Profits or Losses at Top 10 U.S. Credit Card Issuers in 2008
1. Chase: $780 million profit
2. Bank of America: $520 million profit
3. Citi: $530 million loss
4. American Express: $850 million profit
5. Capital One: $1.00 billion profit
6. Discover: $710 million profit
7. Wells Fargo: $990 million profit
8. HSBC: $520 million profit
9. US Bank: $1.07 billion profit
10. USAA: Not listed
(Source: Nilson Report, March 2009)


These statistics are “American”, but this does not by any stretch of the imagination disclude Canadian Credit Makers from this reality: they are making money off of you. They are selling you a product. And we are begging them to do it.


So what’s my point? My point, I suppose, is not to believe everything you hear from your banker or your car salesman or the guy at the furniture store. Getting into more debt will not get you out of debt. Financing is stupid. Borrowing money is not smart. The only way to get out of debt is to stop spending more than you make – plain and simple. If you are drowning in debt, the only way to get out of that debt is to swim to the edge and get out of the pooldon’t add more water!!!
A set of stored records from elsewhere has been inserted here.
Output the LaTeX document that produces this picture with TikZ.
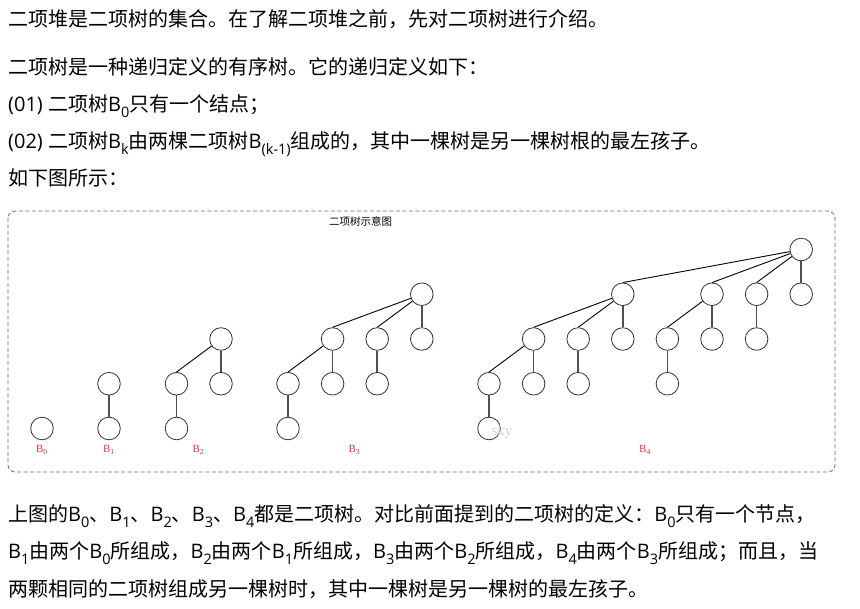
\documentclass[tikz,border=0pt]{standalone}
\usepackage{fontspec}
\setmainfont{Noto Sans CJK SC}
\newfontfamily\latinserif{Liberation Serif}
\newfontfamily\latinsans{Open Sans}
\definecolor{lblred}{RGB}{222,52,62}
\definecolor{edgegray}{RGB}{80,80,80}
\definecolor{boxgray}{RGB}{110,110,110}
\definecolor{wmgray}{RGB}{210,210,210}
% Latin runs inside the Chinese text
\newcommand\lat[1]{{\latinsans #1}}
% lowered, smaller subscript used in the running text
\newcommand\subx[1]{\raisebox{-0.3em}{\latinsans\fontsize{14.5}{15}\selectfont #1}}
\begin{document}
\begin{tikzpicture}[x=1pt,y=-1pt,
  para/.style={anchor=base west,inner sep=0pt,font=\fontsize{20}{24}\selectfont},
  tn/.style={circle,draw=black!80,line width=0.8pt,minimum size=22.6pt,inner sep=0pt},
  diag/.style={draw=black,line width=0.9pt},
  vert/.style={draw=edgegray,line width=1.5pt},
  lbl/.style={text=lblred,inner sep=0pt,font=\latinserif\fontsize{11}{12}\selectfont}]
\useasboundingbox[fill=white] (0,0) rectangle (860,609);

% text above the figure
\node[para] (t1) at (8,27) {二项堆是二项树的集合。在了解二项堆之前，先对二项树进行介绍。};
\node[para] (t2) at (8,74.6) {二项树是一种递归定义的有序树。它的递归定义如下：};
\node[para] (t3) at (8,111.6) {\lat{(01) }二项树\lat{B}\subx{0}只有一个结点；};
\node[para] (t4) at (8,148.6) {\lat{(02) }二项树\lat{B}\subx{k}由两棵二项树\lat{B}\subx{(k-1)}组成的，其中一棵树是另一棵树根的最左孩子。};
\node[para] (t5) at (8,185.6) {如下图所示：};

% figure frame and caption
\draw[boxgray,line width=0.8pt,dash pattern=on 4pt off 2.5pt,rounded corners=7pt] (8,211) rectangle (835,472);
\node[inner sep=0pt,font=\fontsize{10.5}{12}\selectfont] (cap) at (360.5,221) {二项树示意图};

% B0
\node[tn] (n00) at (42,428.5) {};
% B1
\node[tn] (n10) at (109,383.75) {};
\node[tn] (n11) at (109,428.5) {};
\draw[vert] (n10.south) -- (n11.north);
% B2
\node[tn] (n20) at (221,339) {};
\node[tn] (n21) at (176.5,383.75) {};
\node[tn] (n22) at (176.5,428.5) {};
\node[tn] (n23) at (221,383.75) {};
\draw[diag] (n20) -- (n21.north);
\draw[vert] (n21.south) -- (n22.north);
\draw[vert] (n20.south) -- (n23.north);
% B3
\node[tn] (n30) at (421.8,294.25) {};
\node[tn] (n31) at (332.6,339) {};
\node[tn] (n32) at (288,383.75) {};
\node[tn] (n33) at (288,428.5) {};
\node[tn] (n34) at (332.6,383.75) {};
\node[tn] (n35) at (377.2,339) {};
\node[tn] (n36) at (377.2,383.75) {};
\node[tn] (n37) at (421.8,339) {};
\draw[diag] (n30) -- (n31.north);
\draw[diag] (n30) -- (n35.north);
\draw[vert] (n30.south) -- (n37.north);
\draw[diag] (n31) -- (n32.north);
\draw[vert] (n32.south) -- (n33.north);
\draw[vert] (n31.south) -- (n34.north);
\draw[vert] (n35.south) -- (n36.north);
% B4
\node[tn] (m0) at (801.2,249.5) {};
\node[tn] (m1) at (622.8,294.25) {};
\node[tn] (m2) at (712,294.25) {};
\node[tn] (m3) at (756.6,294.25) {};
\node[tn] (m4) at (801.2,294.25) {};
\node[tn] (m5) at (533.6,339) {};
\node[tn] (m6) at (578.2,339) {};
\node[tn] (m7) at (622.8,339) {};
\node[tn] (m8) at (489,383.75) {};
\node[tn] (m9) at (533.6,383.75) {};
\node[tn] (m10) at (489,428.5) {};
\node[tn] (m11) at (578.2,383.75) {};
\node[tn] (m12) at (667.4,339) {};
\node[tn] (m13) at (712,339) {};
\node[tn] (m14) at (667.4,383.75) {};
\node[tn] (m15) at (756.6,339) {};
\draw[diag] (m0) -- (m1.north);
\draw[diag] (m0) -- (m2.north);
\draw[diag] (m0) -- (m3.north);
\draw[vert] (m0.south) -- (m4.north);
\draw[diag] (m1) -- (m5.north);
\draw[diag] (m1) -- (m6.north);
\draw[vert] (m1.south) -- (m7.north);
\draw[diag] (m5) -- (m8.north);
\draw[vert] (m5.south) -- (m9.north);
\draw[vert] (m8.south) -- (m10.north);
\draw[vert] (m6.south) -- (m11.north);
\draw[diag] (m2) -- (m12.north);
\draw[vert] (m2.south) -- (m13.north);
\draw[vert] (m12.south) -- (m14.north);
\draw[vert] (m3.south) -- (m15.north);

% tree labels
\node[lbl] (l0) at (42,450) {B\textsubscript{0}};
\node[lbl] (l1) at (109,450) {B\textsubscript{1}};
\node[lbl] (l2) at (198.5,450) {B\textsubscript{2}};
\node[lbl] (l3) at (354.5,450) {B\textsubscript{3}};
\node[lbl] (l4) at (645,450) {B\textsubscript{4}};
\node[text=wmgray,inner sep=0pt,font=\latinserif\fontsize{15}{16}\selectfont] (wm) at (502,432) {sky};

% text below the figure
\node[para] (u1) at (8,521.6) {上图的\lat{B}\subx{0}、\lat{B}\subx{1}、\lat{B}\subx{2}、\lat{B}\subx{3}、\lat{B}\subx{4}都是二项树。对比前面提到的二项树的定义：\lat{B}\subx{0}只有一个节点，};
\node[para] (u2) at (8,558.6) {\lat{B}\subx{1}由两个\lat{B}\subx{0}所组成，\lat{B}\subx{2}由两个\lat{B}\subx{1}所组成，\lat{B}\subx{3}由两个\lat{B}\subx{2}所组成，\lat{B}\subx{4}由两个\lat{B}\subx{3}所组成；而且，当};
\node[para] (u3) at (8,596.6) {两颗相同的二项树组成另一棵树时，其中一棵树是另一棵树的最左孩子。};
\end{tikzpicture}
\end{document}
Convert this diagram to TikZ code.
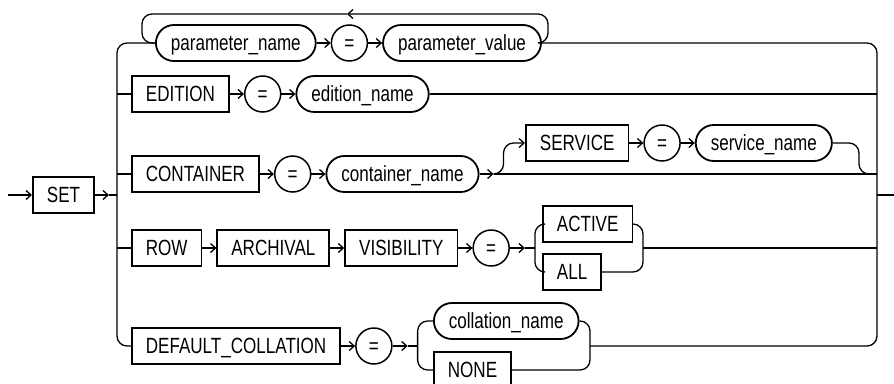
\documentclass[tikz,border=0pt]{standalone}
\usepackage{fontspec}
\setmainfont{Liberation Sans}[FakeStretch=0.775]
\usetikzlibrary{positioning,arrows.meta}

\begin{document}
\begin{tikzpicture}[x=1pt,y=-1pt,font=\fontsize{22}{26}\selectfont,>={Straight Barb[length=5pt,width=9pt]},
  line width=1.3pt,node distance=14pt,
  kw/.style={draw,line width=1.8pt,minimum height=36pt,inner xsep=14pt,text height=16pt,text depth=1pt},
  nt/.style={kw,rounded corners=18pt,inner xsep=15pt},
  eq/.style={draw,circle,line width=1.5pt,minimum size=36pt,inner sep=0pt,text height=16pt,text depth=1pt},
  rc/.style={rounded corners=10pt}]
\useasboundingbox (0,0) rectangle (894,383);
% entry and exit
\coordinate (in) at (8,195);
\coordinate (lb) at (117,195);
\coordinate (rb) at (877,195);
\coordinate (out) at (894,195);
\node[kw,anchor=west] (set) at (32,195) {SET};
\draw[->] (in) -- (set);
\draw[->] (set.east) -- ++(14,0) coordinate (sa);
\draw (sa) -- (lb);
\draw (rb) -- (out);
% rows
\node[nt,anchor=west] (pn) at (155,43) {parameter\_name};
\node[eq,right=of pn] (eq1) {=};
\node[nt,right=of eq1] (pv) {parameter\_value};
\node[kw,anchor=west] (ed) at (131,94) {EDITION};
\node[eq,right=of ed] (eq2) {=};
\node[nt,right=of eq2] (en) {edition\_name};
\node[kw,anchor=west] (ct) at (131,174) {CONTAINER};
\node[eq,right=of ct] (eq3) {=};
\node[nt,right=of eq3] (cn) {container\_name};
\node[kw,anchor=west] (sv) at (525,143) {SERVICE};
\node[eq,right=of sv] (eq6) {=};
\node[nt,right=of eq6] (sn) {service\_name};
\node[kw,anchor=west] (rw) at (131,248) {ROW};
\node[kw,right=of rw] (ar) {ARCHIVAL};
\node[kw,right=of ar] (vi) {VISIBILITY};
\node[eq,right=of vi] (eq4) {=};
\node[kw,anchor=west] (ac) at (542,224) {ACTIVE};
\node[kw,anchor=west] (al) at (542,272) {ALL};
\node[kw,anchor=west] (dc) at (131,346) {DEFAULT\_COLLATION};
\node[eq,right=of dc] (eq5) {=};
\node[nt,anchor=west] (cl) at (433,321) {collation\_name};
\node[kw,anchor=west] (nn) at (433,370) {NONE};
\foreach \a/\b in {pn/eq1,eq1/pv,ed/eq2,eq2/en,ct/eq3,eq3/cn,sv/eq6,eq6/sn,rw/ar,ar/vi,vi/eq4,dc/eq5}
  \draw[->] (\a) -- (\b);
% repeat loop
\coordinate (lr) at (548,14);
\coordinate (lm) at (347,14);
\coordinate (ll) at (142,14);
\draw[->,rc] (pv.east) -| (lr) -- (lm);
\draw[rc] (lm) -- (ll) |- (pn.west);
% left and right bus
\draw[rc] (pn.west) -| (lb);
\draw[rc] (lb) |- (dc.west);
\draw (ed.west -| lb) -- (ed.west);
\draw (ct.west -| lb) -- (ct.west);
\draw (rw.west -| lb) -- (rw.west);
\draw[rc] (pv.east) -| (rb);
\draw (en.east) -- (en.east -| rb);
% optional service
\draw[->] (cn.east) -- ++(14,0) coordinate (ca);
\draw (ca) -- (ca -| rb);
\draw[->,rc] (ca) -- ++(10,0) |- (sv.west);
\coordinate (sm) at (859,174);
\draw[rc] (sn.east) -| (sm) -- (sm -| rb);
% active or all
\draw[->] (eq4.east) -- ++(15,0) coordinate (va);
\draw (va) -- ++(10,0) coordinate (vs);
\draw[rc] (vs) |- (ac.west);
\draw[rc] (vs) |- (al.west);
\coordinate (vm) at (643,248);
\draw[rc] (ac.east) -| (vm);
\draw[rc] (al.east) -| (vm);
\draw (vm) -- (vm -| rb);
% collation name or none
\draw[->] (eq5.east) -- ++(15,0) coordinate (da);
\draw (da) -- ++(10,0) coordinate (ds);
\draw[rc] (ds) |- (cl.west);
\draw[rc] (ds) |- (nn.west);
\coordinate (dm) at (590,346);
\draw[rc] (cl.east) -| (dm);
\draw[rc] (nn.east) -| (dm);
\draw[rc] (dm) -| (rb);
\end{tikzpicture}
\end{document}
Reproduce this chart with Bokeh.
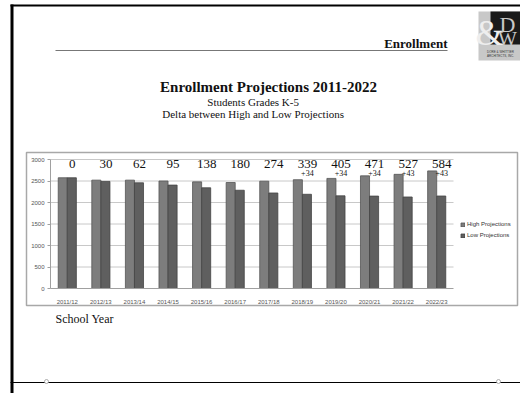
from bokeh.plotting import figure
from bokeh.models import (ColumnDataSource, Range1d, LinearAxis, FixedTicker,
                          Legend, LegendItem)
from bokeh.core.properties import value
from bokeh.embed import file_html
from bokeh.resources import INLINE

years = ["2011/12", "2012/13", "2013/14", "2014/15", "2015/16", "2016/17",
         "2017/18", "2018/19", "2019/20", "2020/21", "2021/22", "2022/23"]
high = [2575, 2520, 2520, 2500, 2480, 2465, 2495, 2530, 2560, 2620, 2655, 2735]
low = [2575, 2490, 2458, 2405, 2342, 2285, 2221, 2191, 2155, 2149, 2128, 2151]
delta = ["0", "30", "62", "95", "138", "180", "274", "339", "405", "471", "527", "584"]
extra = ["", "", "", "", "", "", "", "+34", "+34", "+34", "+43", "+43"]
y_ticks = [0, 500, 1000, 1500, 2000, 2500, 3000]
y_max = 3000

W, H = 520, 393
FL, FR, FT, FB = 50, 453, 159, 288          # plot-area pixel box
n = len(years)
PX = (FR - FL) / n                          # pixels per category
PY = (FB - FT) / y_max                      # pixels per student


def X(px):
    return (px - FL) / PX


def Y(py):
    return (FB - py) / PY


p = figure(width=W, height=H, x_range=Range1d(X(0), X(W)), y_range=Range1d(Y(H), Y(0)),
           output_backend="svg", toolbar_location=None, x_axis_type=None,
           y_axis_type=None, min_border=0)
p.outline_line_color = None
p.grid.visible = False
p.background_fill_color = "white"
p.border_fill_color = "white"

centers = [i + 0.5 for i in range(n)]
src = ColumnDataSource(dict(x=centers, xh=[c - 0.135 for c in centers],
                            xl=[c + 0.135 for c in centers], high=high, low=low,
                            delta=delta, extra=extra, xt=centers,
                            ty=[2900] * n, ey=[2675] * n))

# chart box
p.quad(left=X(26), right=X(517), top=Y(152), bottom=Y(305), fill_color=None,
       line_color="#a8a8a8", line_width=1.5)

# gridlines (only across the plot area)
gl = [t for t in y_ticks if t > 0]
p.segment(x0=[0] * len(gl), x1=[n] * len(gl), y0=gl, y1=gl, line_color="#c8c8c8",
          line_width=1)

hb = p.vbar(x="xh", top="high", bottom=0, width=0.27, source=src,
            fill_color="#7d7d7d", line_color="#555555", line_width=0.8)
lb = p.vbar(x="xl", top="low", bottom=0, width=0.27, source=src,
            fill_color="#5f5f5f", line_color="#444444", line_width=0.8)

p.text(x="xt", y="ty", text="delta", source=src, x_offset=5,
       text_font=value("Liberation Serif"), text_font_size="13px",
       text_align="center", text_baseline="middle", text_color="#111111")
p.text(x="xt", y="ey", text="extra", source=src, x_offset=5,
       text_font=value("Liberation Serif"), text_font_size="8px",
       text_align="center", text_baseline="middle", text_color="#111111")

yax = LinearAxis(fixed_location=0, bounds=(0, y_max), ticker=FixedTicker(ticks=y_ticks))
xax = LinearAxis(fixed_location=0, bounds=(0, n), ticker=FixedTicker(ticks=centers),
                 major_label_overrides={c: y for c, y in zip(centers, years)})
for ax in (xax, yax):
    ax.axis_line_color = "#a0a0a0"
    ax.major_label_text_font = "Liberation Sans"
    ax.major_label_text_font_size = "6px"
    ax.major_label_text_color = "#555555"
    ax.minor_tick_line_color = None
yax.major_tick_line_color = "#a0a0a0"
yax.major_tick_out = 3
yax.major_tick_in = 0
yax.major_label_standoff = 3
xax.major_tick_line_color = None
xax.major_label_standoff = 4
p.add_layout(yax, "left")
p.add_layout(xax, "below")

legend = Legend(items=[LegendItem(label="High Projections", renderers=[hb]),
                       LegendItem(label="Low Projections", renderers=[lb])],
                location=(460, H - 238), label_text_font="Liberation Sans",
                label_text_font_size="6px", label_text_color="#333333",
                glyph_width=5, glyph_height=5, label_standoff=2, spacing=5,
                padding=0, margin=0, border_line_color=None,
                background_fill_alpha=0, label_height=6)
p.add_layout(legend)


def txt(t, x, y, size, font="Liberation Serif", style="normal", color="#111111",
        align="left"):
    p.text(x=[X(x)], y=[Y(y)], text=[t], text_font=value(font), text_font_size=size,
           text_font_style=style, text_color=color, text_align=align,
           text_baseline="middle")


def rect(x0, y0, x1, y1, fill):
    p.quad(left=X(x0), right=X(x1), top=Y(y0), bottom=Y(y1), fill_color=fill,
           line_color=None)


# slide frame
rect(10, 4, 520, 6, "black")
rect(10, 4, 13, 393, "black")
rect(10, 381.5, 520, 382.5, "black")
p.scatter(x=[X(46), X(498)], y=[Y(381), Y(381)], size=4, marker="circle",
          fill_color="white", line_color="#999999", line_width=0.8)

# header
txt("Enrollment", 447, 43, "13px", style="bold", align="right")
rect(55, 49.5, 447, 50.5, "#777777")

# logo
rect(478, 11, 520, 60, "#c8c8c8")
rect(490, 11, 520, 44, "#1a1a1a")
txt("D", 507, 24, "22px", color="#c8c8c8", align="center")
txt("W", 507, 38, "20px", color="#c8c8c8", align="center")
txt("&", 489, 32, "36px", color="#eeeeee", align="center")
txt("DORE & WHITTIER", 500, 51, "3px", font="Liberation Sans", color="#333333",
    align="center")
txt("ARCHITECTS, INC.", 500, 55, "3px", font="Liberation Sans", color="#333333",
    align="center")

# titles
txt("Enrollment Projections 2011-2022", 268, 86, "15px", style="bold", align="center")
txt("Students  Grades K-5", 254, 101, "11px", align="center")
txt("Delta  between High and Low Projections", 254, 113, "11px", align="center")

txt("School Year", 55, 318, "12px")

open("out.html", "w").write(file_html(p, INLINE))
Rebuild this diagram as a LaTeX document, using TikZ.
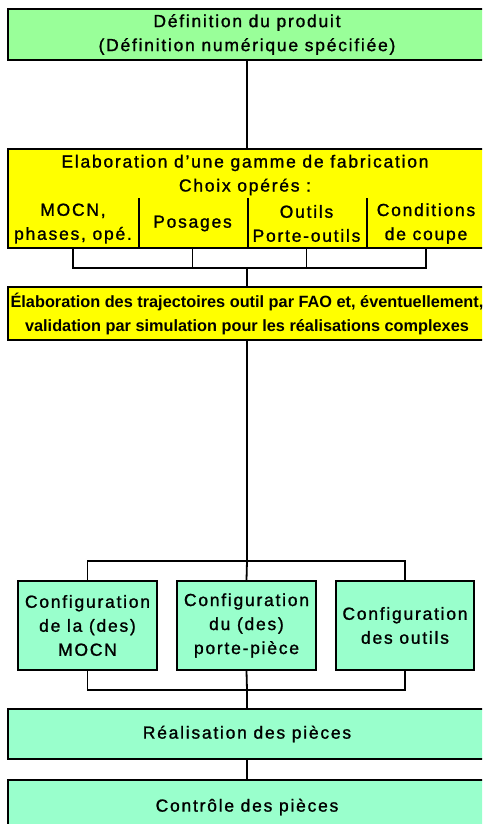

Unfortunately for me, I’ve already got an Olympic Sized pool in my backyard. These flimsy water wings have worked for a time, but they are starting to deflate. Thankfully, I am just now figuring out how to get to the edge…before I can climb out and leave that pool behind me for good!! To do this, it's going to take a lot of work, a LOT of self motivation, and probably a few rants along the way. Dave's famous mantra applies here: live like no one else, so later you can live like no one else! I am proud to announce that one day, on this very blog, I will proudly announce that I am financially better off than all of you.*


aaaaaand…. GO!


* I kid, I kid....sort of.

1 comment:

Victoria said...

When we first got on our spartan budget there was this oppressive weight on my chest - but I just kept putting one foot in front of the other and now I don't give it a second thought most of the time. It helps me to think of it as a challenge or an adventure - like a game I am slowly winning one choice at a time...
I salute you for walking against the tide!